#### DIRECTIONS:
Write out the data below in full, unchanged, minus the images.

#### MATERIAL:
□ □ □ □

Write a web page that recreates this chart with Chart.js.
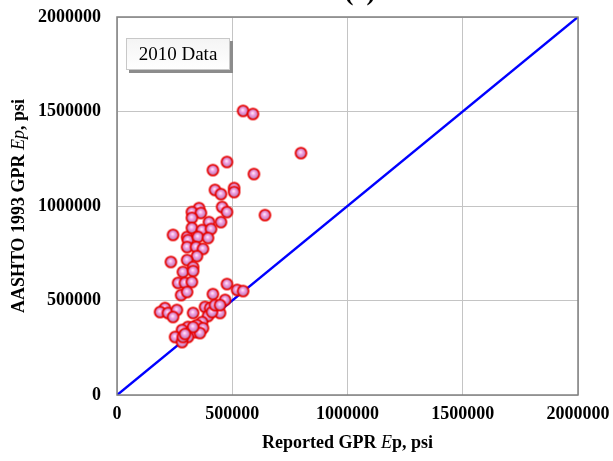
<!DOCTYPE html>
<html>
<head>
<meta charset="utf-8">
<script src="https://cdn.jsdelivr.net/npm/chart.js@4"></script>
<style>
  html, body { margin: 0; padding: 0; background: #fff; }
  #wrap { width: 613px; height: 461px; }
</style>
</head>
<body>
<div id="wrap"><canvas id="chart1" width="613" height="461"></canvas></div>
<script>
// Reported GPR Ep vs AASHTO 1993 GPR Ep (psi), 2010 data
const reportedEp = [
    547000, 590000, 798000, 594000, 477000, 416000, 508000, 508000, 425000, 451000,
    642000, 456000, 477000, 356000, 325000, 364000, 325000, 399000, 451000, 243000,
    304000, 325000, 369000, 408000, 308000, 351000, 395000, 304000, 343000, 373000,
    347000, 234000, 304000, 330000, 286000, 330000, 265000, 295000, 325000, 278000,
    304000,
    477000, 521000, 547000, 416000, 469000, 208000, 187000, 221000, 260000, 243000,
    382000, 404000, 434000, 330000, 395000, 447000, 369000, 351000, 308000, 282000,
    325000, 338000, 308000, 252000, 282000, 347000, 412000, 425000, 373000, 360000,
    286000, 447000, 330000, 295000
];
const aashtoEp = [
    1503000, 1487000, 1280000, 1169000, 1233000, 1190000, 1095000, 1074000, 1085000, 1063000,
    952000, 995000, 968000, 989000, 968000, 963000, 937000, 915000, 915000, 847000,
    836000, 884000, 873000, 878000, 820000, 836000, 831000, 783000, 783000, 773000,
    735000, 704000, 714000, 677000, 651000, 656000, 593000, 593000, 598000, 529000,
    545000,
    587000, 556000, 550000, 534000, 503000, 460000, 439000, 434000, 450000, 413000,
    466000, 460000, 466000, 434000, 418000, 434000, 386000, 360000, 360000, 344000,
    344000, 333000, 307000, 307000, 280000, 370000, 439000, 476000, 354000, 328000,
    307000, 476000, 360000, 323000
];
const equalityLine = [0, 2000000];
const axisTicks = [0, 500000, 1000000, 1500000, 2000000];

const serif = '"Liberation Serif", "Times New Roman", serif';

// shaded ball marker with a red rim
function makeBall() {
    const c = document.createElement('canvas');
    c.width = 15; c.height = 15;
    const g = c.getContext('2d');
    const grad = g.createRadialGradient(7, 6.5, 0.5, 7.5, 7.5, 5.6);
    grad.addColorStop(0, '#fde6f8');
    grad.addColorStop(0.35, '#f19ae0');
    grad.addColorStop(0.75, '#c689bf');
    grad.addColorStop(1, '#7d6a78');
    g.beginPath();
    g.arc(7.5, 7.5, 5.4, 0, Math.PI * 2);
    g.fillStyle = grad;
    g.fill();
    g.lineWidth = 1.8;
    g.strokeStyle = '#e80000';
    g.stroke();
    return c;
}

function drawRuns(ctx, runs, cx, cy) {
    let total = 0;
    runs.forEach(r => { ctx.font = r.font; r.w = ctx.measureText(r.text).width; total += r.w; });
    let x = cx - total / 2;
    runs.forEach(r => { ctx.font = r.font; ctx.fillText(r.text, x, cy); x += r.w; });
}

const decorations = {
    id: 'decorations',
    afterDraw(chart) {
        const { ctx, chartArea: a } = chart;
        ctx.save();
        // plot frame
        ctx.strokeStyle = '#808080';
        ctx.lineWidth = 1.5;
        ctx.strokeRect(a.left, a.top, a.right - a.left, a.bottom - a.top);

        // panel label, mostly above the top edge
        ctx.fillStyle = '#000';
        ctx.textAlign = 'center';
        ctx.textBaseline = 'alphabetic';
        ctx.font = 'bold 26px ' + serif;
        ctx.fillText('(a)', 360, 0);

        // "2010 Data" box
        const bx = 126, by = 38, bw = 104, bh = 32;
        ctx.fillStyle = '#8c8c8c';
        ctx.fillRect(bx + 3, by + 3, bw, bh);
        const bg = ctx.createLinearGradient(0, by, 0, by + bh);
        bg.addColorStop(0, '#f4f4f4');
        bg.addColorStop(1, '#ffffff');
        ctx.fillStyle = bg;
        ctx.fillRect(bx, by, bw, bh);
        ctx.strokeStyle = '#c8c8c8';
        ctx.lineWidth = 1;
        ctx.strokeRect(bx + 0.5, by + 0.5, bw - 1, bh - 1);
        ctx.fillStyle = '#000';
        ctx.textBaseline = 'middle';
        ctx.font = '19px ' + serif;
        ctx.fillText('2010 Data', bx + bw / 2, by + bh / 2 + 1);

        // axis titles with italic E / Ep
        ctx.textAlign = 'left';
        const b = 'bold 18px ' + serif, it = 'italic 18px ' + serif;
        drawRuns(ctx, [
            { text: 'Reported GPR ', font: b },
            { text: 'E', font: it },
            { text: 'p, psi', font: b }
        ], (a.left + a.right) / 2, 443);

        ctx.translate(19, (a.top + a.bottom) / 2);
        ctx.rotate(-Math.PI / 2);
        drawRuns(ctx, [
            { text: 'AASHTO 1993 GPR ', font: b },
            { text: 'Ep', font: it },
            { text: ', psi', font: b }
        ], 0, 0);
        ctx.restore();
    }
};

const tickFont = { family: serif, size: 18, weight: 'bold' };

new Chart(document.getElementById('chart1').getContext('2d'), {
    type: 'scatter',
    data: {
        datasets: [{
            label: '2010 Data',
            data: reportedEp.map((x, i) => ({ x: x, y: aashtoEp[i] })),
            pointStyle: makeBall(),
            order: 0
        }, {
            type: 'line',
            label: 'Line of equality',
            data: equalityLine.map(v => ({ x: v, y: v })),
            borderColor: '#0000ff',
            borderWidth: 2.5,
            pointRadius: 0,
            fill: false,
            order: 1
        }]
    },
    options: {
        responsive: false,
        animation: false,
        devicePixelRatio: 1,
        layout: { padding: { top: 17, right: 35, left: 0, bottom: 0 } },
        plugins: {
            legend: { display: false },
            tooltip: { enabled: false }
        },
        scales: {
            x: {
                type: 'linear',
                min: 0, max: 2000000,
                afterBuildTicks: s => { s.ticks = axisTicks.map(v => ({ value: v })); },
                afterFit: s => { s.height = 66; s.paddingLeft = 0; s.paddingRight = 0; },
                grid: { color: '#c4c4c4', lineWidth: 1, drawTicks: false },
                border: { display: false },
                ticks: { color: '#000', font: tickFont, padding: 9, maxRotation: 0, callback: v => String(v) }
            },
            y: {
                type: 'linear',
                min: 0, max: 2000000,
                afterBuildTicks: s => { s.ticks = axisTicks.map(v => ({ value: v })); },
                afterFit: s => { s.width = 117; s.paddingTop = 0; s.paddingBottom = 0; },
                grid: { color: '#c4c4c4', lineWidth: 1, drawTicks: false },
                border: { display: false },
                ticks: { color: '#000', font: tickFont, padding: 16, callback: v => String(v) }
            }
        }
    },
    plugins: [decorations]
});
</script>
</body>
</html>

□ □ □ □

#### RESULT FOR THIS EXERCISE:
Write a web page that recreates this chart with Chart.js.
<!DOCTYPE html>
<html>
<head>
<meta charset="utf-8">
<script src="https://cdn.jsdelivr.net/npm/chart.js@4"></script>
<style>
  html, body { margin: 0; padding: 0; background: #fff; }
  #wrap { width: 613px; height: 461px; }
</style>
</head>
<body>
<div id="wrap"><canvas id="chart1" width="613" height="461"></canvas></div>
<script>
// Reported GPR Ep vs AASHTO 1993 GPR Ep (psi), 2010 data
const reportedEp = [
    547000, 590000, 798000, 594000, 477000, 416000, 508000, 508000, 425000, 451000,
    642000, 456000, 477000, 356000, 325000, 364000, 325000, 399000, 451000, 243000,
    304000, 325000, 369000, 408000, 308000, 351000, 395000, 304000, 343000, 373000,
    347000, 234000, 304000, 330000, 286000, 330000, 265000, 295000, 325000, 278000,
    304000,
    477000, 521000, 547000, 416000, 469000, 208000, 187000, 221000, 260000, 243000,
    382000, 404000, 434000, 330000, 395000, 447000, 369000, 351000, 308000, 282000,
    325000, 338000, 308000, 252000, 282000, 347000, 412000, 425000, 373000, 360000,
    286000, 447000, 330000, 295000
];
const aashtoEp = [
    1503000, 1487000, 1280000, 1169000, 1233000, 1190000, 1095000, 1074000, 1085000, 1063000,
    952000, 995000, 968000, 989000, 968000, 963000, 937000, 915000, 915000, 847000,
    836000, 884000, 873000, 878000, 820000, 836000, 831000, 783000, 783000, 773000,
    735000, 704000, 714000, 677000, 651000, 656000, 593000, 593000, 598000, 529000,
    545000,
    587000, 556000, 550000, 534000, 503000, 460000, 439000, 434000, 450000, 413000,
    466000, 460000, 466000, 434000, 418000, 434000, 386000, 360000, 360000, 344000,
    344000, 333000, 307000, 307000, 280000, 370000, 439000, 476000, 354000, 328000,
    307000, 476000, 360000, 323000
];
const equalityLine = [0, 2000000];
const axisTicks = [0, 500000, 1000000, 1500000, 2000000];

const serif = '"Liberation Serif", "Times New Roman", serif';

// shaded ball marker with a red rim
function makeBall() {
    const c = document.createElement('canvas');
    c.width = 15; c.height = 15;
    const g = c.getContext('2d');
    const grad = g.createRadialGradient(7, 6.5, 0.5, 7.5, 7.5, 5.6);
    grad.addColorStop(0, '#fde6f8');
    grad.addColorStop(0.35, '#f19ae0');
    grad.addColorStop(0.75, '#c689bf');
    grad.addColorStop(1, '#7d6a78');
    g.beginPath();
    g.arc(7.5, 7.5, 5.4, 0, Math.PI * 2);
    g.fillStyle = grad;
    g.fill();
    g.lineWidth = 1.8;
    g.strokeStyle = '#e80000';
    g.stroke();
    return c;
}

function drawRuns(ctx, runs, cx, cy) {
    let total = 0;
    runs.forEach(r => { ctx.font = r.font; r.w = ctx.measureText(r.text).width; total += r.w; });
    let x = cx - total / 2;
    runs.forEach(r => { ctx.font = r.font; ctx.fillText(r.text, x, cy); x += r.w; });
}

const decorations = {
    id: 'decorations',
    afterDraw(chart) {
        const { ctx, chartArea: a } = chart;
        ctx.save();
        // plot frame
        ctx.strokeStyle = '#808080';
        ctx.lineWidth = 1.5;
        ctx.strokeRect(a.left, a.top, a.right - a.left, a.bottom - a.top);

        // panel label, mostly above the top edge
        ctx.fillStyle = '#000';
        ctx.textAlign = 'center';
        ctx.textBaseline = 'alphabetic';
        ctx.font = 'bold 26px ' + serif;
        ctx.fillText('(a)', 360, 0);

        // "2010 Data" box
        const bx = 126, by = 38, bw = 104, bh = 32;
        ctx.fillStyle = '#8c8c8c';
        ctx.fillRect(bx + 3, by + 3, bw, bh);
        const bg = ctx.createLinearGradient(0, by, 0, by + bh);
        bg.addColorStop(0, '#f4f4f4');
        bg.addColorStop(1, '#ffffff');
        ctx.fillStyle = bg;
        ctx.fillRect(bx, by, bw, bh);
        ctx.strokeStyle = '#c8c8c8';
        ctx.lineWidth = 1;
        ctx.strokeRect(bx + 0.5, by + 0.5, bw - 1, bh - 1);
        ctx.fillStyle = '#000';
        ctx.textBaseline = 'middle';
        ctx.font = '19px ' + serif;
        ctx.fillText('2010 Data', bx + bw / 2, by + bh / 2 + 1);

        // axis titles with italic E / Ep
        ctx.textAlign = 'left';
        const b = 'bold 18px ' + serif, it = 'italic 18px ' + serif;
        drawRuns(ctx, [
            { text: 'Reported GPR ', font: b },
            { text: 'E', font: it },
            { text: 'p, psi', font: b }
        ], (a.left + a.right) / 2, 443);

        ctx.translate(19, (a.top + a.bottom) / 2);
        ctx.rotate(-Math.PI / 2);
        drawRuns(ctx, [
            { text: 'AASHTO 1993 GPR ', font: b },
            { text: 'Ep', font: it },
            { text: ', psi', font: b }
        ], 0, 0);
        ctx.restore();
    }
};

const tickFont = { family: serif, size: 18, weight: 'bold' };

new Chart(document.getElementById('chart1').getContext('2d'), {
    type: 'scatter',
    data: {
        datasets: [{
            label: '2010 Data',
            data: reportedEp.map((x, i) => ({ x: x, y: aashtoEp[i] })),
            pointStyle: makeBall(),
            order: 0
        }, {
            type: 'line',
            label: 'Line of equality',
            data: equalityLine.map(v => ({ x: v, y: v })),
            borderColor: '#0000ff',
            borderWidth: 2.5,
            pointRadius: 0,
            fill: false,
            order: 1
        }]
    },
    options: {
        responsive: false,
        animation: false,
        devicePixelRatio: 1,
        layout: { padding: { top: 17, right: 35, left: 0, bottom: 0 } },
        plugins: {
            legend: { display: false },
            tooltip: { enabled: false }
        },
        scales: {
            x: {
                type: 'linear',
                min: 0, max: 2000000,
                afterBuildTicks: s => { s.ticks = axisTicks.map(v => ({ value: v })); },
                afterFit: s => { s.height = 66; s.paddingLeft = 0; s.paddingRight = 0; },
                grid: { color: '#c4c4c4', lineWidth: 1, drawTicks: false },
                border: { display: false },
                ticks: { color: '#000', font: tickFont, padding: 9, maxRotation: 0, callback: v => String(v) }
            },
            y: {
                type: 'linear',
                min: 0, max: 2000000,
                afterBuildTicks: s => { s.ticks = axisTicks.map(v => ({ value: v })); },
                afterFit: s => { s.width = 117; s.paddingTop = 0; s.paddingBottom = 0; },
                grid: { color: '#c4c4c4', lineWidth: 1, drawTicks: false },
                border: { display: false },
                ticks: { color: '#000', font: tickFont, padding: 16, callback: v => String(v) }
            }
        }
    },
    plugins: [decorations]
});
</script>
</body>
</html>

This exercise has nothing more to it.